- TO BE DONE
All of the lines below are to be transcribed faithfully, with pictures excluded from the copy.
▼
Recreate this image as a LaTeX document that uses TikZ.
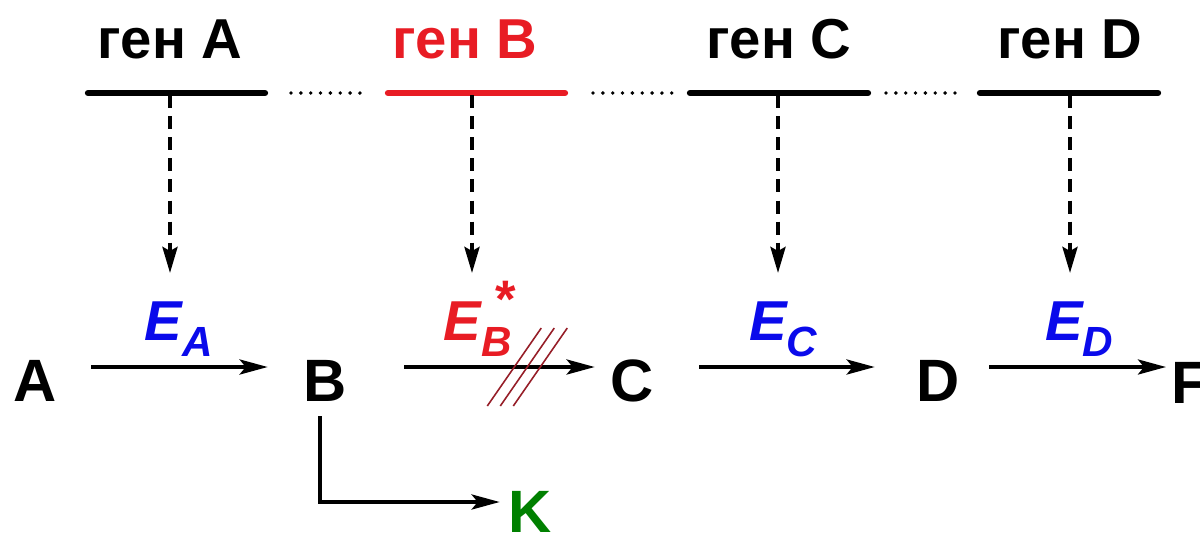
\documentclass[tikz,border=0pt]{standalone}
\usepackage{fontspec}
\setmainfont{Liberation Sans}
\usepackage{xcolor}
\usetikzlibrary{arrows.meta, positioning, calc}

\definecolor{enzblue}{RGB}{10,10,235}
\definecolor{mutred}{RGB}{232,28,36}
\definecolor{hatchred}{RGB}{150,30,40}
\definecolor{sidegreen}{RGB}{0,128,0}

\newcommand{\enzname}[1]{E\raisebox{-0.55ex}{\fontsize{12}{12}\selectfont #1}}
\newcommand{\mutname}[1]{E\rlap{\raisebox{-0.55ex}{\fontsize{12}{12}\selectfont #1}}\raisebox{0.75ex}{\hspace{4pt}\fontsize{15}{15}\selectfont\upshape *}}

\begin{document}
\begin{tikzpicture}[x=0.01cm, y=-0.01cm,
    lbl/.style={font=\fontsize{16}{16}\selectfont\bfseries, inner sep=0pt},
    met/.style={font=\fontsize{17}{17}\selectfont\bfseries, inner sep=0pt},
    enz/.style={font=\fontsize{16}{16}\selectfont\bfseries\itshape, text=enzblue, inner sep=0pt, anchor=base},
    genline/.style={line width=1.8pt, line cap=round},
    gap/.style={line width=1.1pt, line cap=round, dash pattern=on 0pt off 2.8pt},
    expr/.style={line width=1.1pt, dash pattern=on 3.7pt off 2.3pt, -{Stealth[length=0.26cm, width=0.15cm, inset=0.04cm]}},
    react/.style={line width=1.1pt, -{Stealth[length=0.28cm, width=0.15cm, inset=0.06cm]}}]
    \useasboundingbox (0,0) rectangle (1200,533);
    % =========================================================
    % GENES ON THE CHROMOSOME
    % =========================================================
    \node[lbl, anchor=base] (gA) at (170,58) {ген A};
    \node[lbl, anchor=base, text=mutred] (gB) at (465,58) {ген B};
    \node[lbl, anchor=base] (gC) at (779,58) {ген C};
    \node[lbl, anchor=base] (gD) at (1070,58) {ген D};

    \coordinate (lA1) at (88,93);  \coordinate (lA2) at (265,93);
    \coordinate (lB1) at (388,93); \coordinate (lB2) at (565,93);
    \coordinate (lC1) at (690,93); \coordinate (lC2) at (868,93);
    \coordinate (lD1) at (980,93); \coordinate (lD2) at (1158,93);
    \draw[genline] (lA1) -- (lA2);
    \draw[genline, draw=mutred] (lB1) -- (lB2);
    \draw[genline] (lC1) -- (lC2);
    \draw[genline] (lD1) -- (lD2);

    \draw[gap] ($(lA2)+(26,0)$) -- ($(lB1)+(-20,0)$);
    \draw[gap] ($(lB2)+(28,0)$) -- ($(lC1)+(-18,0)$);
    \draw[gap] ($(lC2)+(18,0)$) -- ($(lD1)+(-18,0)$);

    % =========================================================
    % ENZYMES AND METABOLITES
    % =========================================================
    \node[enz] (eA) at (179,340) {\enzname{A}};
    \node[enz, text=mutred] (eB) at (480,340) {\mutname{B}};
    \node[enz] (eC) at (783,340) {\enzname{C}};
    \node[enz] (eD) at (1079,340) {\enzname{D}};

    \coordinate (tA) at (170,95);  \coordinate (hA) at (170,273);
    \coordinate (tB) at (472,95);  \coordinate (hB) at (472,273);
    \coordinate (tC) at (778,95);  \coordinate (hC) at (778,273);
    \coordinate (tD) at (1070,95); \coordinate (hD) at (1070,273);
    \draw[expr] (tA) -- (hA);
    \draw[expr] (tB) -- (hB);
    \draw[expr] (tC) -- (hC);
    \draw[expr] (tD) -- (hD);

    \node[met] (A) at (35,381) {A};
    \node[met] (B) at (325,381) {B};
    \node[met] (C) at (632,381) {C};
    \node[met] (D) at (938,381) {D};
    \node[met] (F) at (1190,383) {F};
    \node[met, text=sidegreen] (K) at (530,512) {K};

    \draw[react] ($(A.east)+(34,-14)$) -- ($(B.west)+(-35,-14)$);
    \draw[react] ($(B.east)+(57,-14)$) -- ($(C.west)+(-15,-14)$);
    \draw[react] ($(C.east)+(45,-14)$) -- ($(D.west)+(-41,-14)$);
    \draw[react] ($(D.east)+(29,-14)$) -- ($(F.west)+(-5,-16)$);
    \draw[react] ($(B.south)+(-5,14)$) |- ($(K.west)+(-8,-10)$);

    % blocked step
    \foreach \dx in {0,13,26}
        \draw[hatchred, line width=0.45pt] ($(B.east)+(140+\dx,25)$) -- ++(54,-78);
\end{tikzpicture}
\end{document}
▲
- ANSWER
Recreate this image as a LaTeX document that uses TikZ.
\documentclass[tikz,border=0pt]{standalone}
\usepackage{fontspec}
\setmainfont{Liberation Sans}
\usepackage{xcolor}
\usetikzlibrary{arrows.meta, positioning, calc}

\definecolor{enzblue}{RGB}{10,10,235}
\definecolor{mutred}{RGB}{232,28,36}
\definecolor{hatchred}{RGB}{150,30,40}
\definecolor{sidegreen}{RGB}{0,128,0}

\newcommand{\enzname}[1]{E\raisebox{-0.55ex}{\fontsize{12}{12}\selectfont #1}}
\newcommand{\mutname}[1]{E\rlap{\raisebox{-0.55ex}{\fontsize{12}{12}\selectfont #1}}\raisebox{0.75ex}{\hspace{4pt}\fontsize{15}{15}\selectfont\upshape *}}

\begin{document}
\begin{tikzpicture}[x=0.01cm, y=-0.01cm,
    lbl/.style={font=\fontsize{16}{16}\selectfont\bfseries, inner sep=0pt},
    met/.style={font=\fontsize{17}{17}\selectfont\bfseries, inner sep=0pt},
    enz/.style={font=\fontsize{16}{16}\selectfont\bfseries\itshape, text=enzblue, inner sep=0pt, anchor=base},
    genline/.style={line width=1.8pt, line cap=round},
    gap/.style={line width=1.1pt, line cap=round, dash pattern=on 0pt off 2.8pt},
    expr/.style={line width=1.1pt, dash pattern=on 3.7pt off 2.3pt, -{Stealth[length=0.26cm, width=0.15cm, inset=0.04cm]}},
    react/.style={line width=1.1pt, -{Stealth[length=0.28cm, width=0.15cm, inset=0.06cm]}}]
    \useasboundingbox (0,0) rectangle (1200,533);
    % =========================================================
    % GENES ON THE CHROMOSOME
    % =========================================================
    \node[lbl, anchor=base] (gA) at (170,58) {ген A};
    \node[lbl, anchor=base, text=mutred] (gB) at (465,58) {ген B};
    \node[lbl, anchor=base] (gC) at (779,58) {ген C};
    \node[lbl, anchor=base] (gD) at (1070,58) {ген D};

    \coordinate (lA1) at (88,93);  \coordinate (lA2) at (265,93);
    \coordinate (lB1) at (388,93); \coordinate (lB2) at (565,93);
    \coordinate (lC1) at (690,93); \coordinate (lC2) at (868,93);
    \coordinate (lD1) at (980,93); \coordinate (lD2) at (1158,93);
    \draw[genline] (lA1) -- (lA2);
    \draw[genline, draw=mutred] (lB1) -- (lB2);
    \draw[genline] (lC1) -- (lC2);
    \draw[genline] (lD1) -- (lD2);

    \draw[gap] ($(lA2)+(26,0)$) -- ($(lB1)+(-20,0)$);
    \draw[gap] ($(lB2)+(28,0)$) -- ($(lC1)+(-18,0)$);
    \draw[gap] ($(lC2)+(18,0)$) -- ($(lD1)+(-18,0)$);

    % =========================================================
    % ENZYMES AND METABOLITES
    % =========================================================
    \node[enz] (eA) at (179,340) {\enzname{A}};
    \node[enz, text=mutred] (eB) at (480,340) {\mutname{B}};
    \node[enz] (eC) at (783,340) {\enzname{C}};
    \node[enz] (eD) at (1079,340) {\enzname{D}};

    \coordinate (tA) at (170,95);  \coordinate (hA) at (170,273);
    \coordinate (tB) at (472,95);  \coordinate (hB) at (472,273);
    \coordinate (tC) at (778,95);  \coordinate (hC) at (778,273);
    \coordinate (tD) at (1070,95); \coordinate (hD) at (1070,273);
    \draw[expr] (tA) -- (hA);
    \draw[expr] (tB) -- (hB);
    \draw[expr] (tC) -- (hC);
    \draw[expr] (tD) -- (hD);

    \node[met] (A) at (35,381) {A};
    \node[met] (B) at (325,381) {B};
    \node[met] (C) at (632,381) {C};
    \node[met] (D) at (938,381) {D};
    \node[met] (F) at (1190,383) {F};
    \node[met, text=sidegreen] (K) at (530,512) {K};

    \draw[react] ($(A.east)+(34,-14)$) -- ($(B.west)+(-35,-14)$);
    \draw[react] ($(B.east)+(57,-14)$) -- ($(C.west)+(-15,-14)$);
    \draw[react] ($(C.east)+(45,-14)$) -- ($(D.west)+(-41,-14)$);
    \draw[react] ($(D.east)+(29,-14)$) -- ($(F.west)+(-5,-16)$);
    \draw[react] ($(B.south)+(-5,14)$) |- ($(K.west)+(-8,-10)$);

    % blocked step
    \foreach \dx in {0,13,26}
        \draw[hatchred, line width=0.45pt] ($(B.east)+(140+\dx,25)$) -- ++(54,-78);
\end{tikzpicture}
\end{document}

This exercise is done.